EXERCISE DESCRIPTION => Please quote exactly the lines below from the line containing "Output the LaTeX" to the line containing "(0,0) rectangle (581,533);", both lines included, and nothing else.

LISTED ENTRIES =>
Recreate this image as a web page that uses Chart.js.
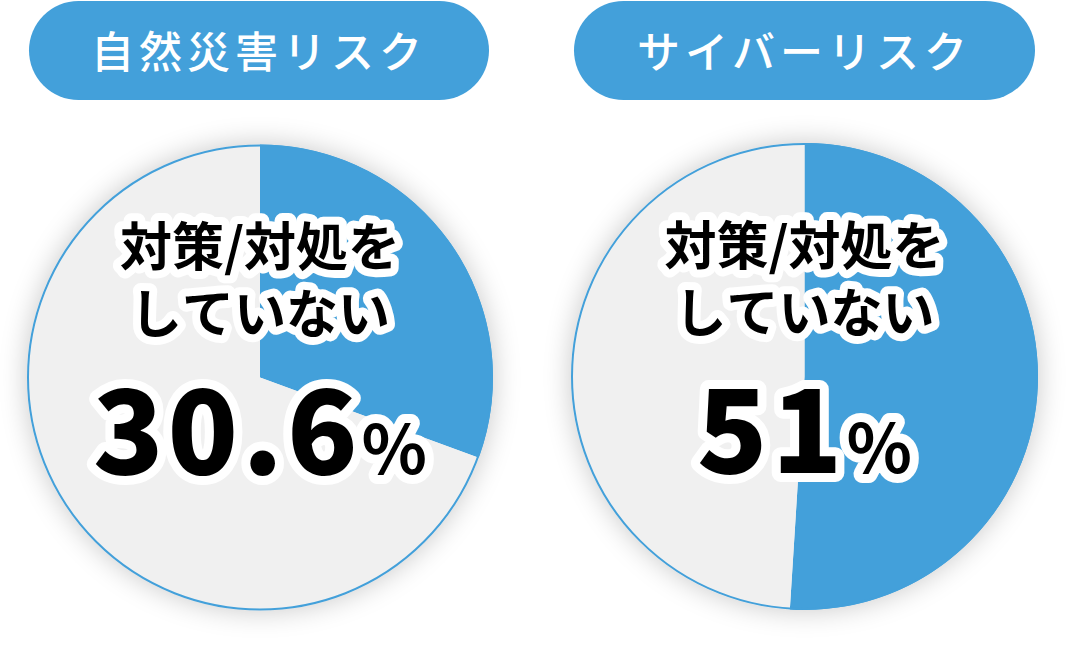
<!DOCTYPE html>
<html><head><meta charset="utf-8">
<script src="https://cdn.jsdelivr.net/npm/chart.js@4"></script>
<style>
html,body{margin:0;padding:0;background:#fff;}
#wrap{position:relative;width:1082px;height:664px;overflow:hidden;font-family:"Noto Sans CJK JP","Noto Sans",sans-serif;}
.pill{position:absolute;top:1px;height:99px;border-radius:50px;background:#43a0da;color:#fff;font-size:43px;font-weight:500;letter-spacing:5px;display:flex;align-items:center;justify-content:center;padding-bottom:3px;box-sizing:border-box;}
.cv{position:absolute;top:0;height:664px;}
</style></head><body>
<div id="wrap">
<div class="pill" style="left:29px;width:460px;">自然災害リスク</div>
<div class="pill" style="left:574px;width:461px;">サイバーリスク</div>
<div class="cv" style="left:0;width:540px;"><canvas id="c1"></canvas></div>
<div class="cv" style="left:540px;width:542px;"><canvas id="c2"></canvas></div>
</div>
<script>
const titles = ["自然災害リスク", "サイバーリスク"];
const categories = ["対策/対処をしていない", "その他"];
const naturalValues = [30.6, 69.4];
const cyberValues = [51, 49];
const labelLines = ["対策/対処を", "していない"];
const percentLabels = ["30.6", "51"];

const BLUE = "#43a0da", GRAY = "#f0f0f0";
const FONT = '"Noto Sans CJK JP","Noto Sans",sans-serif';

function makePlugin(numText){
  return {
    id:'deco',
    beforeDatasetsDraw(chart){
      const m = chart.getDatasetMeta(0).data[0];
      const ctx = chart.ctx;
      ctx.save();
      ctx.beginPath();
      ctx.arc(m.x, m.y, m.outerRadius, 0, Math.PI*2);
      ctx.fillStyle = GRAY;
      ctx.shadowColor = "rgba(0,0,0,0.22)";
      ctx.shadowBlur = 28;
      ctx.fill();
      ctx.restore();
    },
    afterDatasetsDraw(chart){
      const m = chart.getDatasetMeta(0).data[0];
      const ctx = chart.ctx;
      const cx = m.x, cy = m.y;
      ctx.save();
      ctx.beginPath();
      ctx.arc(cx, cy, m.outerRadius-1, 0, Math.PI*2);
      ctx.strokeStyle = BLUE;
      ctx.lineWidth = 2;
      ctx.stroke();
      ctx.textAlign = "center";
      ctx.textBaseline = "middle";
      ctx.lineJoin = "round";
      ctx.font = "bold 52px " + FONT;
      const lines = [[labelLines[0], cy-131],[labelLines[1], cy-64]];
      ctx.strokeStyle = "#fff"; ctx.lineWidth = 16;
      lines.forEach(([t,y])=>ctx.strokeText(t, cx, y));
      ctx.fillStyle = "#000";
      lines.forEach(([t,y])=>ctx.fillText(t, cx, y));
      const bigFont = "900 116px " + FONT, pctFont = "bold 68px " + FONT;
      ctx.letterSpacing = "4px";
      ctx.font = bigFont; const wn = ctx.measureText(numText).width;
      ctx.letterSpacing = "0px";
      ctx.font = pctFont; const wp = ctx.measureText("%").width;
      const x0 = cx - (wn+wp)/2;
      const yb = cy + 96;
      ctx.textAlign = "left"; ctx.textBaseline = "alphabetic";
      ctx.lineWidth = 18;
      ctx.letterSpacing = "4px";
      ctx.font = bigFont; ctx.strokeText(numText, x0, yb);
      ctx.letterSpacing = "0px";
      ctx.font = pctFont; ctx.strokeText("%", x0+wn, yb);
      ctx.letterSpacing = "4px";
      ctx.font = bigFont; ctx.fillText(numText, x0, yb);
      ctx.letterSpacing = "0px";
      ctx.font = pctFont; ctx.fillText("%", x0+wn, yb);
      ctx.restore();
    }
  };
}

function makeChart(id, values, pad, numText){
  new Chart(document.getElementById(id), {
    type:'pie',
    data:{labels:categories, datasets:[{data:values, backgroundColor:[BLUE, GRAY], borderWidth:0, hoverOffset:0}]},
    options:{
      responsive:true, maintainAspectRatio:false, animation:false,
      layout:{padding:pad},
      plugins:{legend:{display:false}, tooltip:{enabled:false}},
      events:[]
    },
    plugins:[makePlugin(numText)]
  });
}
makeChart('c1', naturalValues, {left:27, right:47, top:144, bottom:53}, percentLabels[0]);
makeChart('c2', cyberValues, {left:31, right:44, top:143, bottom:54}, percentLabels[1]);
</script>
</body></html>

* * *

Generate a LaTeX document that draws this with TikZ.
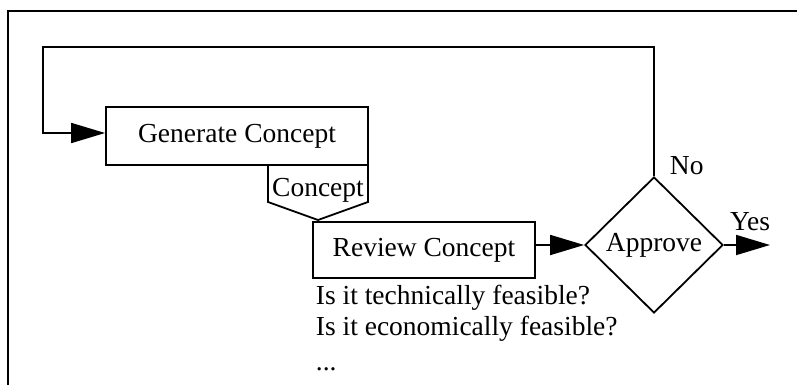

==

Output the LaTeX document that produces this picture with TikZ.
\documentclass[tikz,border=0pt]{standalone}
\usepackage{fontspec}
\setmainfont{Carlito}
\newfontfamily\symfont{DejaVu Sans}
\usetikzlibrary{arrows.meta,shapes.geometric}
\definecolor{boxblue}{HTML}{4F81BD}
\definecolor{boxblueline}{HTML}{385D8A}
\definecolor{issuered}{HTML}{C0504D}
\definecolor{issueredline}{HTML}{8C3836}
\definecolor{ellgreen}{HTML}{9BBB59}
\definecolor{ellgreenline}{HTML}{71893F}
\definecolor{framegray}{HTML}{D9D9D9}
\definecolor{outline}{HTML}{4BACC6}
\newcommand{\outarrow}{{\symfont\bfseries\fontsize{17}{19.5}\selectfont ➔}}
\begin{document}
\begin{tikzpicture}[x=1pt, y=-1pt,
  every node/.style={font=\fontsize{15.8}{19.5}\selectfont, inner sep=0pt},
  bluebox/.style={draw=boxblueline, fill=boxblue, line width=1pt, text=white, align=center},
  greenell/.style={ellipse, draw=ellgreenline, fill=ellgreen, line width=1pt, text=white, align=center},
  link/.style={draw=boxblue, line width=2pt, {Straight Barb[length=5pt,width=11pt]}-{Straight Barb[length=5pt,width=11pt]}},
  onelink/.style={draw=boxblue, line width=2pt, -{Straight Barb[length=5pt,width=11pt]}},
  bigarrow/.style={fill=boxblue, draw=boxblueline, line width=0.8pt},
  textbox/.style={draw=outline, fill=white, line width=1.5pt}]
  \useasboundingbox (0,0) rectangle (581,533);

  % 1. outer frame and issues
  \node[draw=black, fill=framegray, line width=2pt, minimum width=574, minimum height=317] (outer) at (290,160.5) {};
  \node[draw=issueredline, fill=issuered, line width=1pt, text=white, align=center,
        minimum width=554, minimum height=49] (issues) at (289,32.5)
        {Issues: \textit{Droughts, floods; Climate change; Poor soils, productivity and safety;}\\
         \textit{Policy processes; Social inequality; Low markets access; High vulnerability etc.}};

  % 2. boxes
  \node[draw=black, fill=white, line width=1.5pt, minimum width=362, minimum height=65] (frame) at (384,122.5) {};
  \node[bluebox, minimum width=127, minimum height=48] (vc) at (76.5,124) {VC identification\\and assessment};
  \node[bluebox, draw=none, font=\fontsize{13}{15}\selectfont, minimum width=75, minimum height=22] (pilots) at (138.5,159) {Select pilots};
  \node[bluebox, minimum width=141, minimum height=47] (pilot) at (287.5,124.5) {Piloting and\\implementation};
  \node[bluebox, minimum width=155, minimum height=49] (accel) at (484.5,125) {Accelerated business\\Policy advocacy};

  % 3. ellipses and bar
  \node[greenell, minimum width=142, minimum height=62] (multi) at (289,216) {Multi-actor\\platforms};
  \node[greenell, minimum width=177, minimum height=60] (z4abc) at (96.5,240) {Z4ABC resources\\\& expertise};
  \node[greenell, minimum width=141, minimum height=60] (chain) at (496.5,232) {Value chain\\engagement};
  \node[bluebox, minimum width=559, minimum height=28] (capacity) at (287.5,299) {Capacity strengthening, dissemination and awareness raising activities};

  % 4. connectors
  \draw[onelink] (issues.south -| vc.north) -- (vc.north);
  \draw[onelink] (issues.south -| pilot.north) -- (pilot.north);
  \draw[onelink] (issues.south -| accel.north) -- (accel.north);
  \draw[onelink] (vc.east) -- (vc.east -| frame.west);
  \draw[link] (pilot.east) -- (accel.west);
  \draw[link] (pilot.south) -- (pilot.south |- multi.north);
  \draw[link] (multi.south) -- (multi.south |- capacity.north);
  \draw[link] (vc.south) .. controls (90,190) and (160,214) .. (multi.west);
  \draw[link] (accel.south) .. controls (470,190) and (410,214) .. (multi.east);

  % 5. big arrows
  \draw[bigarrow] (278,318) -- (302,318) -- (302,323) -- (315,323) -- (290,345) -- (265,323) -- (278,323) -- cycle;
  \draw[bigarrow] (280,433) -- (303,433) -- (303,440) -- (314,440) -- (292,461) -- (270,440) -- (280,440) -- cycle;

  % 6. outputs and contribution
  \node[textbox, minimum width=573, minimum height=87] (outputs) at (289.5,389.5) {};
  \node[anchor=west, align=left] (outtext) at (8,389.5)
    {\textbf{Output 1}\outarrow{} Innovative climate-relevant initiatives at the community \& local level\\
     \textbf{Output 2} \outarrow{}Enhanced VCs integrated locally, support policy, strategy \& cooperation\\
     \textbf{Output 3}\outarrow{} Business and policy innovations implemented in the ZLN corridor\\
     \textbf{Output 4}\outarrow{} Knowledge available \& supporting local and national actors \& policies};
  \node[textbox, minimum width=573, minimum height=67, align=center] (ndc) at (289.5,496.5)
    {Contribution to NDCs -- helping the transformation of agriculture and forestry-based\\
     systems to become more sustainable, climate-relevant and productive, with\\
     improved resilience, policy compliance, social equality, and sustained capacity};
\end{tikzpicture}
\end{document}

TASK OUTPUT =>
Output the LaTeX document that produces this picture with TikZ.
\documentclass[tikz,border=0pt]{standalone}
\usepackage{fontspec}
\setmainfont{Carlito}
\newfontfamily\symfont{DejaVu Sans}
\usetikzlibrary{arrows.meta,shapes.geometric}
\definecolor{boxblue}{HTML}{4F81BD}
\definecolor{boxblueline}{HTML}{385D8A}
\definecolor{issuered}{HTML}{C0504D}
\definecolor{issueredline}{HTML}{8C3836}
\definecolor{ellgreen}{HTML}{9BBB59}
\definecolor{ellgreenline}{HTML}{71893F}
\definecolor{framegray}{HTML}{D9D9D9}
\definecolor{outline}{HTML}{4BACC6}
\newcommand{\outarrow}{{\symfont\bfseries\fontsize{17}{19.5}\selectfont ➔}}
\begin{document}
\begin{tikzpicture}[x=1pt, y=-1pt,
  every node/.style={font=\fontsize{15.8}{19.5}\selectfont, inner sep=0pt},
  bluebox/.style={draw=boxblueline, fill=boxblue, line width=1pt, text=white, align=center},
  greenell/.style={ellipse, draw=ellgreenline, fill=ellgreen, line width=1pt, text=white, align=center},
  link/.style={draw=boxblue, line width=2pt, {Straight Barb[length=5pt,width=11pt]}-{Straight Barb[length=5pt,width=11pt]}},
  onelink/.style={draw=boxblue, line width=2pt, -{Straight Barb[length=5pt,width=11pt]}},
  bigarrow/.style={fill=boxblue, draw=boxblueline, line width=0.8pt},
  textbox/.style={draw=outline, fill=white, line width=1.5pt}]
  \useasboundingbox (0,0) rectangle (581,533);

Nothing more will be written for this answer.